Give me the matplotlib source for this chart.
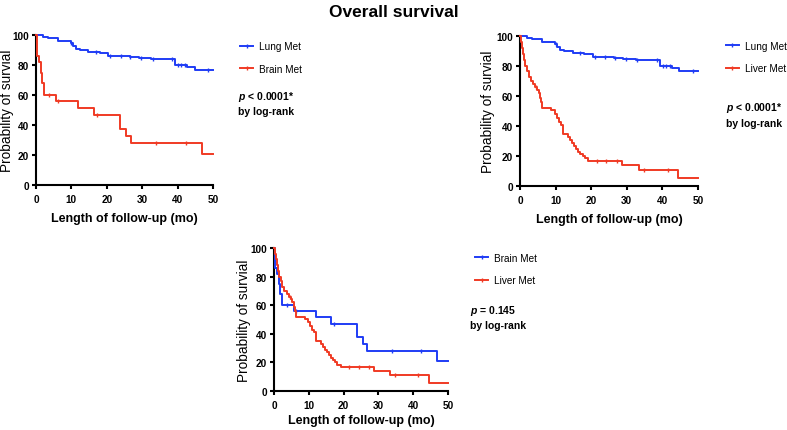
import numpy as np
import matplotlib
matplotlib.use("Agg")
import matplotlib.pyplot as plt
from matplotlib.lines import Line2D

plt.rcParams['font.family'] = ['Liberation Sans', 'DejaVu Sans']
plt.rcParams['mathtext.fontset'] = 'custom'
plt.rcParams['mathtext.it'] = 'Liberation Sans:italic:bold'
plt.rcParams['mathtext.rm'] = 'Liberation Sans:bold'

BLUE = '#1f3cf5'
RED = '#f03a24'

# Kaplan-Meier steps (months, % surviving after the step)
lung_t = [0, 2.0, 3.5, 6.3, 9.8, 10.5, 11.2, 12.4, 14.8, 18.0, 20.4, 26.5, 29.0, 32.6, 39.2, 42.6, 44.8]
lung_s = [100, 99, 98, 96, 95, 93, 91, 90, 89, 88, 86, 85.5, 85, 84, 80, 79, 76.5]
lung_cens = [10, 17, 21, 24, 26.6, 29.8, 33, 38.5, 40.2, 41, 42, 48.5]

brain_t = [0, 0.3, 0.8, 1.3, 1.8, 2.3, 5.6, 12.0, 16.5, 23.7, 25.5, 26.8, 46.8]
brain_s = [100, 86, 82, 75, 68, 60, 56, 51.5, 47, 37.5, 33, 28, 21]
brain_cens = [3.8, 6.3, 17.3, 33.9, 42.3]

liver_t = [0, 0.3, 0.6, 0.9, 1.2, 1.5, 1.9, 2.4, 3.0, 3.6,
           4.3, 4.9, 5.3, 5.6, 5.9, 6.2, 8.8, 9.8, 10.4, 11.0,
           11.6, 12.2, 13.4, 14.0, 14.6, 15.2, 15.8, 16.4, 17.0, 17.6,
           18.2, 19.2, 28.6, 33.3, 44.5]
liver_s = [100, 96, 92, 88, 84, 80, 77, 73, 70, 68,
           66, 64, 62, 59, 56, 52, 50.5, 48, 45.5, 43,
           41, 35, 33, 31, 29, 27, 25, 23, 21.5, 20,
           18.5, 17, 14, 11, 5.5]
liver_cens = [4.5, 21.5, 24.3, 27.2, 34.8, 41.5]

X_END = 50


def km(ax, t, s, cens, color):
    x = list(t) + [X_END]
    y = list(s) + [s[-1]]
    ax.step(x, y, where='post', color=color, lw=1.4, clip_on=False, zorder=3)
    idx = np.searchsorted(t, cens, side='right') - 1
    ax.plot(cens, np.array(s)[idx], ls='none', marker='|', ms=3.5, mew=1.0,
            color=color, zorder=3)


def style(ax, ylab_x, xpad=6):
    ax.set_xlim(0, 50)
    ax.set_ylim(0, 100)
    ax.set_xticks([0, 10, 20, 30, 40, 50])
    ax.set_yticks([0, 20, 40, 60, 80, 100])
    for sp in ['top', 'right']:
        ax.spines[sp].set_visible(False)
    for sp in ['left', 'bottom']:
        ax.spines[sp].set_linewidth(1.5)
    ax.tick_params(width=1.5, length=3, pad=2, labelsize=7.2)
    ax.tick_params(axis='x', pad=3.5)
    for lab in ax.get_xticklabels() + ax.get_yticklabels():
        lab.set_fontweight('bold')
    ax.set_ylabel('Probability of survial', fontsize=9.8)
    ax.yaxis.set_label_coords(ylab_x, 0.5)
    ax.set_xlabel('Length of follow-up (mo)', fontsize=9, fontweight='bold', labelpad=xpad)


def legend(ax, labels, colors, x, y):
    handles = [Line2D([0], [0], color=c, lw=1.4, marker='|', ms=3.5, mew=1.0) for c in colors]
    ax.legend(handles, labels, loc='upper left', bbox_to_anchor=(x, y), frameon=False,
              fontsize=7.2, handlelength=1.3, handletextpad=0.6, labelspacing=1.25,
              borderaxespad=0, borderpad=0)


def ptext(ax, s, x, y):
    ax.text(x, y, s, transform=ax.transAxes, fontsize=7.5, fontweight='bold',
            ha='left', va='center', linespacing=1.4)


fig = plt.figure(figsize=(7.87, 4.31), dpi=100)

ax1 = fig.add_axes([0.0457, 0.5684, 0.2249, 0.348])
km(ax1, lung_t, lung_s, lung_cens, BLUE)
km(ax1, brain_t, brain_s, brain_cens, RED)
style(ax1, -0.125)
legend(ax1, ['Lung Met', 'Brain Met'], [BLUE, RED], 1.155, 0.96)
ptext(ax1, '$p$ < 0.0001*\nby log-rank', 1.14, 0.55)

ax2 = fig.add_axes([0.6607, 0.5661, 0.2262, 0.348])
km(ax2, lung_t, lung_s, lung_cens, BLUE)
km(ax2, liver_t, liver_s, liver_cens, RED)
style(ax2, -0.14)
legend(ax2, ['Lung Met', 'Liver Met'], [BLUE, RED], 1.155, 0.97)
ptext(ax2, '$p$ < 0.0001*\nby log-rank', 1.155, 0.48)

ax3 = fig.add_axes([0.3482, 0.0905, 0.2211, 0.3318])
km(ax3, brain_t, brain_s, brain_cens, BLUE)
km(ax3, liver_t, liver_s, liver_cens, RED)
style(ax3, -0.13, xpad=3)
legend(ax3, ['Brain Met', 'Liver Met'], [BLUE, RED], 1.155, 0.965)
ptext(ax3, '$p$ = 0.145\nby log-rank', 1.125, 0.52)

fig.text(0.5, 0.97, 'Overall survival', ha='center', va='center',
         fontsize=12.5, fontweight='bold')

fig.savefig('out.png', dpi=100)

> **Instructions to follow**: Find and copy each line above that includes the string "matplotlib".

> **Written answer**:
Give me the matplotlib source for this chart.
import matplotlib
matplotlib.use("Agg")
import matplotlib.pyplot as plt
from matplotlib.lines import Line2D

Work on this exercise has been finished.